WHAT IS BEING ASKED:
Write out the complete material exactly as it stands.

MATERIAL:
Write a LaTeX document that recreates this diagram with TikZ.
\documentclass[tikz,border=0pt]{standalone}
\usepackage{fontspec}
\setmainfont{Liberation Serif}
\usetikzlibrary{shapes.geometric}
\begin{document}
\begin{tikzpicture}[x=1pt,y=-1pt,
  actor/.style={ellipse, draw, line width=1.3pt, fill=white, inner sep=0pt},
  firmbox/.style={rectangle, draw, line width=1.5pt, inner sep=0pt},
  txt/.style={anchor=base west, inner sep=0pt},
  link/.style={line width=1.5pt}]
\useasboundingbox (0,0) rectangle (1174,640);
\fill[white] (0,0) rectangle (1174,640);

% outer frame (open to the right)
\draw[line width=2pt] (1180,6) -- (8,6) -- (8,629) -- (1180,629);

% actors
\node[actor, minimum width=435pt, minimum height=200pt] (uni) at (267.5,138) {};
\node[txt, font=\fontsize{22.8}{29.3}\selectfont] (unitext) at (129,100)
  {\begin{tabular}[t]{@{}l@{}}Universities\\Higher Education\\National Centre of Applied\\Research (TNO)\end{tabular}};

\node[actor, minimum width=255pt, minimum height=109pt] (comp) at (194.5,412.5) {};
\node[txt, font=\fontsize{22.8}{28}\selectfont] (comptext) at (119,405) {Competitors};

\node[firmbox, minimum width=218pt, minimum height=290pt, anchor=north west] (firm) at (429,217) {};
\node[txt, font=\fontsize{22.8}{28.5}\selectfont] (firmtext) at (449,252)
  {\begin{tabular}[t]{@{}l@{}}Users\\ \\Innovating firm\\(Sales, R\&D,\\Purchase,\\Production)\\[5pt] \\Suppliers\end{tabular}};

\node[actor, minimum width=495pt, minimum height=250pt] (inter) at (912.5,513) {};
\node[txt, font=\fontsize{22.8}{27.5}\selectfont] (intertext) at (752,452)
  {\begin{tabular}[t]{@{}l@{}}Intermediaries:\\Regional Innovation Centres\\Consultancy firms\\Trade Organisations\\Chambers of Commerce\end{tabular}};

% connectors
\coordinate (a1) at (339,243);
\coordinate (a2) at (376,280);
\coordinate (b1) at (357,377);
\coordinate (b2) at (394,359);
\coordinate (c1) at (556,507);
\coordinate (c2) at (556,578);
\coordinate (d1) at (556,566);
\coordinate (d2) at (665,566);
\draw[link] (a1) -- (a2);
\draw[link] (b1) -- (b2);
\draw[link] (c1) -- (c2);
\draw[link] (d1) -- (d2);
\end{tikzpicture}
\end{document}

WORKED ANSWER:
Write a LaTeX document that recreates this diagram with TikZ.
\documentclass[tikz,border=0pt]{standalone}
\usepackage{fontspec}
\setmainfont{Liberation Serif}
\usetikzlibrary{shapes.geometric}
\begin{document}
\begin{tikzpicture}[x=1pt,y=-1pt,
  actor/.style={ellipse, draw, line width=1.3pt, fill=white, inner sep=0pt},
  firmbox/.style={rectangle, draw, line width=1.5pt, inner sep=0pt},
  txt/.style={anchor=base west, inner sep=0pt},
  link/.style={line width=1.5pt}]
\useasboundingbox (0,0) rectangle (1174,640);
\fill[white] (0,0) rectangle (1174,640);

% outer frame (open to the right)
\draw[line width=2pt] (1180,6) -- (8,6) -- (8,629) -- (1180,629);

% actors
\node[actor, minimum width=435pt, minimum height=200pt] (uni) at (267.5,138) {};
\node[txt, font=\fontsize{22.8}{29.3}\selectfont] (unitext) at (129,100)
  {\begin{tabular}[t]{@{}l@{}}Universities\\Higher Education\\National Centre of Applied\\Research (TNO)\end{tabular}};

\node[actor, minimum width=255pt, minimum height=109pt] (comp) at (194.5,412.5) {};
\node[txt, font=\fontsize{22.8}{28}\selectfont] (comptext) at (119,405) {Competitors};

\node[firmbox, minimum width=218pt, minimum height=290pt, anchor=north west] (firm) at (429,217) {};
\node[txt, font=\fontsize{22.8}{28.5}\selectfont] (firmtext) at (449,252)
  {\begin{tabular}[t]{@{}l@{}}Users\\ \\Innovating firm\\(Sales, R\&D,\\Purchase,\\Production)\\[5pt] \\Suppliers\end{tabular}};

\node[actor, minimum width=495pt, minimum height=250pt] (inter) at (912.5,513) {};
\node[txt, font=\fontsize{22.8}{27.5}\selectfont] (intertext) at (752,452)
  {\begin{tabular}[t]{@{}l@{}}Intermediaries:\\Regional Innovation Centres\\Consultancy firms\\Trade Organisations\\Chambers of Commerce\end{tabular}};

% connectors
\coordinate (a1) at (339,243);
\coordinate (a2) at (376,280);
\coordinate (b1) at (357,377);
\coordinate (b2) at (394,359);
\coordinate (c1) at (556,507);
\coordinate (c2) at (556,578);
\coordinate (d1) at (556,566);
\coordinate (d2) at (665,566);
\draw[link] (a1) -- (a2);
\draw[link] (b1) -- (b2);
\draw[link] (c1) -- (c2);
\draw[link] (d1) -- (d2);
\end{tikzpicture}
\end{document}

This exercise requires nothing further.